-- Data for processing --
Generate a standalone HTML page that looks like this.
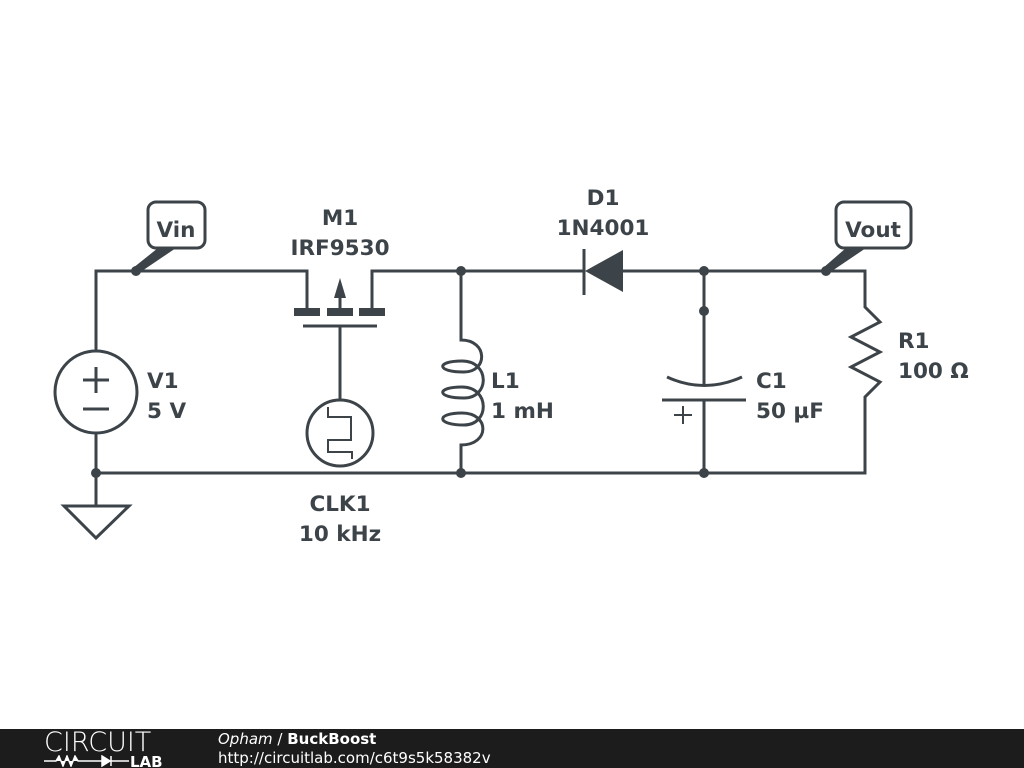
<!DOCTYPE html>
<html><head><meta charset="utf-8"><style>
body{margin:0;width:1024px;height:768px;background:#fff;overflow:hidden;position:relative;font-family:"DejaVu Sans","Liberation Sans",sans-serif}
.bar{position:absolute;left:0;top:729px;width:1024px;height:39px;background:#1c1c1c;color:#fff}
</style></head><body>
<svg width="1024" height="729" style="position:absolute;left:0;top:0" xmlns="http://www.w3.org/2000/svg">
<g stroke="#3d4449" stroke-width="3" fill="none" stroke-linecap="butt">
<path d="M96 473 V433 M96 351 V271 H307 V312"/>
<path d="M372 312 V271 H585 M623 271 H865 V307 L880 322 L851 337 L880 352 L851 367 L880 382 L865 397 V473 H96 V505"/>
<circle cx="96" cy="392" r="41"/>
<path d="M83 380 H109 M96 367 V393 M83 409 H109"/>
<path d="M64 506 H129 L96 538 Z"/>
<path d="M340 312 V287"/>
<path d="M303 326 H377 M340 326 V400"/>
<circle cx="340" cy="433" r="33"/>
<path d="M328 407 V417 H351 V440 H328 V452 H352 V459" stroke-width="2"/>
<path d="M461 271 V340 C488 340 488 372 464 372 C436 372 436 361 462 361 C490 361 490 398 464 398 C436 398 436 387 462 387 C490 387 490 425 464 425 C436 425 436 413 462 413 C490 413 490 445 461 445 V473"/>
<path d="M704 271 V384 M667 377 Q704 394 742 377 M662 400 H746 M704 400 V473"/>
<path d="M674 415 H692 M683 406 V424" stroke-width="2"/>
<path d="M584 249 V295"/>
<rect x="148" y="202" width="57" height="46" rx="8" fill="#fff"/>
<rect x="836" y="202" width="75" height="46" rx="8" fill="#fff"/>
</g>
<g fill="#3d4449">
<path d="M294 308 H320 V316 H294 Z M327 308 H353 V316 H327 Z M359 308 H385 V316 H359 Z"/>
<path d="M340 278 L334 298 H346 Z"/>
<path d="M585 271 L623 250 V292 Z"/>
<path d="M133 268 L158 248 L176 248 L139 273 Z"/>
<path d="M823 268 L846 248 L866 248 L829 273 Z"/>
<circle cx="136" cy="271" r="5"/><circle cx="826" cy="271" r="5"/>
<circle cx="461" cy="271" r="5"/><circle cx="704" cy="271" r="5"/><circle cx="704" cy="311" r="5"/>
<circle cx="96" cy="473" r="5"/><circle cx="461" cy="473" r="5"/><circle cx="704" cy="473" r="5"/>
</g>
<g fill="#3d4449" font-family="DejaVu Sans, Liberation Sans, sans-serif" font-weight="bold" font-size="21.5">
<text x="176" y="237" text-anchor="middle">Vin</text>
<text x="873" y="237" text-anchor="middle">Vout</text>
<text x="340" y="225" text-anchor="middle">M1</text>
<text x="340" y="255" text-anchor="middle">IRF9530</text>
<text x="603" y="205" text-anchor="middle">D1</text>
<text x="603" y="235" text-anchor="middle">1N4001</text>
<text x="147" y="388">V1</text><text x="147" y="418">5 V</text>
<text x="491" y="388">L1</text><text x="491" y="418">1 mH</text>
<text x="756" y="388">C1</text><text x="756" y="418">50 µF</text>
<text x="898" y="348">R1</text><text x="898" y="378">100 Ω</text>
<text x="340" y="511" text-anchor="middle">CLK1</text>
<text x="340" y="541" text-anchor="middle">10 kHz</text>
</g>
</svg>
<div class="bar">
<div style="position:absolute;left:44px;top:0;font-size:27px;font-family:'DejaVu Sans';font-weight:200;line-height:28px;color:#fff">CIRCUIT</div>
<svg width="130" height="12" style="position:absolute;left:44px;top:26px"><path d="M0 6 H12 L15 1 L19 11 L23 1 L27 11 L31 1 L34 6 H58 M58 1 L66 6 L58 11 Z M67 1 V11 M67 6 H85" stroke="#fff" stroke-width="1.5" fill="#fff"/><text x="86" y="12" fill="#fff" font-weight="bold" font-size="15" font-family="DejaVu Sans">LAB</text></svg>
<div style="position:absolute;left:218px;top:1px;font-size:15px;line-height:18px"><i>Opham</i> / <b>BuckBoost</b></div>
<div style="position:absolute;left:218px;top:20px;font-size:15px;line-height:18px">http://circuitlab.com/c6t9s5k58382v</div>
</div>
</body></html>
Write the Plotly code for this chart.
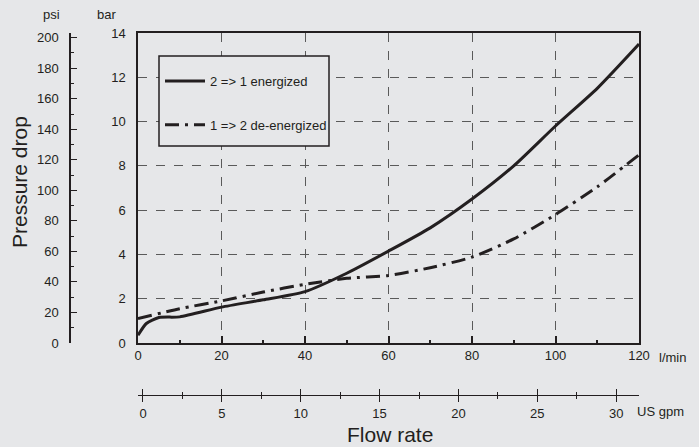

-- Goal of the exercise --
Make an exact copy of every record, pictures excluded.

-- Exercise result --
Generate a standalone HTML page that looks like this.
<!DOCTYPE html>
<html><head><meta charset="utf-8"><style>
body{margin:0;width:1024px;height:768px;background:#fff;overflow:hidden;position:relative;font-family:"DejaVu Sans","Liberation Sans",sans-serif}
.bar{position:absolute;left:0;top:729px;width:1024px;height:39px;background:#1c1c1c;color:#fff}
</style></head><body>
<svg width="1024" height="729" style="position:absolute;left:0;top:0" xmlns="http://www.w3.org/2000/svg">
<g stroke="#3d4449" stroke-width="3" fill="none" stroke-linecap="butt">
<path d="M96 473 V433 M96 351 V271 H307 V312"/>
<path d="M372 312 V271 H585 M623 271 H865 V307 L880 322 L851 337 L880 352 L851 367 L880 382 L865 397 V473 H96 V505"/>
<circle cx="96" cy="392" r="41"/>
<path d="M83 380 H109 M96 367 V393 M83 409 H109"/>
<path d="M64 506 H129 L96 538 Z"/>
<path d="M340 312 V287"/>
<path d="M303 326 H377 M340 326 V400"/>
<circle cx="340" cy="433" r="33"/>
<path d="M328 407 V417 H351 V440 H328 V452 H352 V459" stroke-width="2"/>
<path d="M461 271 V340 C488 340 488 372 464 372 C436 372 436 361 462 361 C490 361 490 398 464 398 C436 398 436 387 462 387 C490 387 490 425 464 425 C436 425 436 413 462 413 C490 413 490 445 461 445 V473"/>
<path d="M704 271 V384 M667 377 Q704 394 742 377 M662 400 H746 M704 400 V473"/>
<path d="M674 415 H692 M683 406 V424" stroke-width="2"/>
<path d="M584 249 V295"/>
<rect x="148" y="202" width="57" height="46" rx="8" fill="#fff"/>
<rect x="836" y="202" width="75" height="46" rx="8" fill="#fff"/>
</g>
<g fill="#3d4449">
<path d="M294 308 H320 V316 H294 Z M327 308 H353 V316 H327 Z M359 308 H385 V316 H359 Z"/>
<path d="M340 278 L334 298 H346 Z"/>
<path d="M585 271 L623 250 V292 Z"/>
<path d="M133 268 L158 248 L176 248 L139 273 Z"/>
<path d="M823 268 L846 248 L866 248 L829 273 Z"/>
<circle cx="136" cy="271" r="5"/><circle cx="826" cy="271" r="5"/>
<circle cx="461" cy="271" r="5"/><circle cx="704" cy="271" r="5"/><circle cx="704" cy="311" r="5"/>
<circle cx="96" cy="473" r="5"/><circle cx="461" cy="473" r="5"/><circle cx="704" cy="473" r="5"/>
</g>
<g fill="#3d4449" font-family="DejaVu Sans, Liberation Sans, sans-serif" font-weight="bold" font-size="21.5">
<text x="176" y="237" text-anchor="middle">Vin</text>
<text x="873" y="237" text-anchor="middle">Vout</text>
<text x="340" y="225" text-anchor="middle">M1</text>
<text x="340" y="255" text-anchor="middle">IRF9530</text>
<text x="603" y="205" text-anchor="middle">D1</text>
<text x="603" y="235" text-anchor="middle">1N4001</text>
<text x="147" y="388">V1</text><text x="147" y="418">5 V</text>
<text x="491" y="388">L1</text><text x="491" y="418">1 mH</text>
<text x="756" y="388">C1</text><text x="756" y="418">50 µF</text>
<text x="898" y="348">R1</text><text x="898" y="378">100 Ω</text>
<text x="340" y="511" text-anchor="middle">CLK1</text>
<text x="340" y="541" text-anchor="middle">10 kHz</text>
</g>
</svg>
<div class="bar">
<div style="position:absolute;left:44px;top:0;font-size:27px;font-family:'DejaVu Sans';font-weight:200;line-height:28px;color:#fff">CIRCUIT</div>
<svg width="130" height="12" style="position:absolute;left:44px;top:26px"><path d="M0 6 H12 L15 1 L19 11 L23 1 L27 11 L31 1 L34 6 H58 M58 1 L66 6 L58 11 Z M67 1 V11 M67 6 H85" stroke="#fff" stroke-width="1.5" fill="#fff"/><text x="86" y="12" fill="#fff" font-weight="bold" font-size="15" font-family="DejaVu Sans">LAB</text></svg>
<div style="position:absolute;left:218px;top:1px;font-size:15px;line-height:18px"><i>Opham</i> / <b>BuckBoost</b></div>
<div style="position:absolute;left:218px;top:20px;font-size:15px;line-height:18px">http://circuitlab.com/c6t9s5k58382v</div>
</div>
</body></html>
Write the Plotly code for this chart.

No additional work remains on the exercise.